Every time you think you've gotten to the end of Campbell's knowledge and wisdom, he just opens his mouth and out gushes an entirely separate value stream. One distinction that will now stay with me forever, much like Bohm's dialogue, is what I will probably refer to as Campbell's art, but which truly belongs to James Joyce. However, I'm not a Joyce fan, so Campbell it is. Anyway, the distinction is this. Art is that which inspires in you a static state. Awe, for example, is sort of freezing of cognitive processes and emotion. Pornography, on the other hand, mobilizes ('kinesis' is how Campbell put it). Pornography makes you feel something. Sadness, arousal, happiness, incredulity, thoughtfulness, something. Art halts where Pornography accelerates.
He also talks about the necessity of rites and the differences in perspectives on education between modern societies and indigenous ones. he describes education as consisting of everything that a person would need to prepare them to be a fully responsible member of the group from the point of adulthood forward and how that interacts with individuality. Putting a life or death trial as the dividing line between childhood and adulthood, wherein deviation means automatic failure, was a security mechanism for the protection of the group. A boy who was allowed to grow up without that would fail to act when action was necessary and would cost the group their lives. He also adds a distinction here between children and adults in that children ask themselves if they should do something and adults take instant responsibility. So, someone in a life or death situation who hems and haws rather than immediately taking responsibility is obviously dangerous during this part of human history and resultant from that, individuality has no real meaning at that point. Then we fast forward to today and individuality is heavily in fashion but so is anxiety and he links that anxiety to the inability to immediately take an adult level of responsibility and to a constant wondering of whether you should do something or if someone else will do it for you, which he describes as a child-like orientation tot he world.
He goes on to talk about Jung being a colleague and contemporary of Freud and how Jung's work led him to a place of understanding that personal mythology, being aware of and understanding the myths we live our lives by, is essential and that sometimes we need to take action to explore and live into that mythology in order to leave a full and real life. Campbell talks about Jung asking himself what made himself feel alive as a child and subsequently going out to build a log cabin as an adult as a way of connecting with that deep reservoir of self-ness.

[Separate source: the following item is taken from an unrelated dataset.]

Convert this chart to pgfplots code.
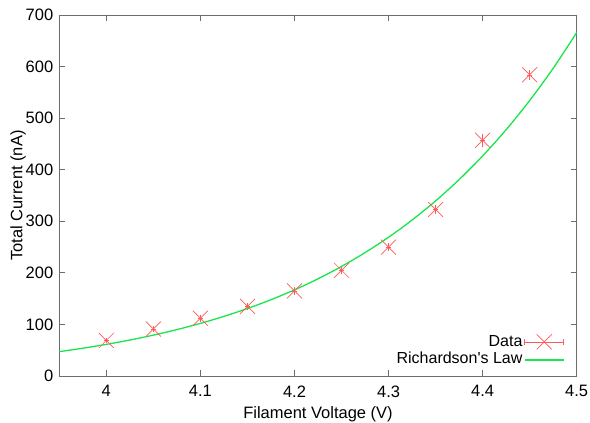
\documentclass[border=0pt]{standalone}
\usepackage{fontspec}
\setmainfont{Liberation Sans}
\newfontfamily\plainfont{Liberation Sans}
\usepackage{pgfplots}
\pgfplotsset{compat=1.18}
\definecolor{datared}{rgb}{1,0.35,0.35}
\definecolor{fitgreen}{rgb}{0.1,0.9,0.3}
\begin{document}
\begin{tikzpicture}
\begin{axis}[
  name=ax,
  scale only axis,
  width=517.4pt, height=361pt,
  xmin=3.95, xmax=4.5, ymin=0, ymax=700,
  xtick={4,4.1,4.2,4.3,4.4,4.5},
  ytick={0,100,200,300,400,500,600,700},
  xticklabels={4,4.1,4.2,4.3,4.4,4.5},
  tick align=inside,
  major tick length=6pt,
  axis line style={gray!85!black, line width=0.8pt},
  tick style={gray!85!black, line width=0.8pt},
  /pgf/number format/assume math mode=true,
  tick label style={font=\fontsize{16.5}{18}\selectfont},
  yticklabel style={xshift=-2.5pt},
  xticklabel style={yshift=-6pt},
  label style={font=\fontsize{16.5}{18}\selectfont},
  xlabel={Filament Voltage (V)},
  ylabel={Total Current (nA)},
  xlabel style={at={(axis description cs:0.5,0)}, anchor=base, yshift=-42.3pt},
  ylabel style={at={(axis description cs:0,0.5)}, anchor=base, rotate=0, yshift=37pt},
  legend plot pos=right,
  legend cell align=right,
  legend style={draw=none, fill=none, at={(1,0)}, anchor=south east,
    xshift=-9pt, yshift=5pt,
    font=\plainfont\fontsize{16}{18}\selectfont, row sep=0pt,
    nodes={inner sep=1.5pt, text height=11.6pt, text depth=3.3pt}},
]
\addplot[datared, line width=0.6pt, only marks, mark=x, mark size=10.6pt,
  mark options={line width=0.7pt},
  legend image code/.code={
    \draw[datared, line width=0.6pt] (3pt,0pt) -- (42pt,0pt);
    \draw[datared, line width=0.6pt] (3pt,-3pt) -- (3pt,3pt);
    \draw[datared, line width=0.6pt] (42pt,-3pt) -- (42pt,3pt);
    \draw[datared, line width=0.7pt] (15pt,-7.5pt) -- (30pt,7.5pt) (15pt,7.5pt) -- (30pt,-7.5pt);
  },
  error bars/.cd, x dir=both, x explicit, y dir=both, y explicit,
  error bar style={datared, line width=0.6pt},
  error mark options={mark size=1.8pt, datared}]
  table[x=x, y=y, x error=ex, y error=ey] {
x y ex ey
4.00 69 0.0008 2
4.05 91 0.0008 2.5
4.10 112 0.0008 3
4.15 135 0.0008 3
4.20 165 0.0008 3.5
4.25 205 0.0008 4
4.30 250 0.0008 4.5
4.35 323 0.0008 5
4.40 457 0.0008 9
4.45 584 0.0008 6
};
\addlegendentry{Data}
\addplot[fitgreen, line width=1.3pt, no marks, smooth,
  legend image code/.code={\draw[fitgreen, line width=1.6pt] (3pt,0pt) -- (42pt,0pt);}]
  coordinates {
(3.95,47.25) (3.975,53.84) (4.0,61.3) (4.025,69.75) (4.05,79.24) (4.075,89.94)
(4.1,102.0) (4.125,115.6) (4.15,130.8) (4.175,147.9) (4.2,167.0) (4.225,188.4)
(4.25,212.4) (4.275,239.2) (4.3,269.0) (4.325,302.4) (4.35,339.5) (4.375,380.8)
(4.4,426.7) (4.425,477.6) (4.45,534.1) (4.475,596.7) (4.5,666.0)
};
\addlegendentry{Richardson's Law}
\end{axis}
\pgfresetboundingbox
\path ([xshift=-59.3pt,yshift=-47pt]ax.south west) rectangle ([xshift=13.3pt,yshift=15pt]ax.north east);
\end{tikzpicture}
\end{document}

And, of course, he touches on the two types of dreaming, the type that is personal and deals with the themes of our individual lives and the type that seems to permeate all of our minds and which reference themes and ideas bigger than any individual. He talks about the history and importance of dream interpretation among particular indigenous groups and its importance in relationship to personal mythology.
I think I need to give this one another pass for certain. As usual with Campbell, there's too much, too quickly, and it's all high quality stuff. The man was a genius.
And because I like having fun, the Zero with 1,000 Faces
Mark: Got a new lighting rig and arrangement that I want to test out, but I need something that changes and moves around a bunch. You up for a challenge?
Lancelot: [silence. I’m thinking…]
Mark: Day… in the… studio?
Lancelot: New lighting set up?
Mark: Yeah, it’s–
Lancelot: What if I tapped into my old thespian and modeling skillset and tried to give you as many faces as possible?
Mark: So… you’d… wait. Like trying to get me to mix it up as you mix it up?
Lancelot: Yes. You’ll keep me on my toes, making sure the faces are all different. I’ll keep you on your toes so you switch your style.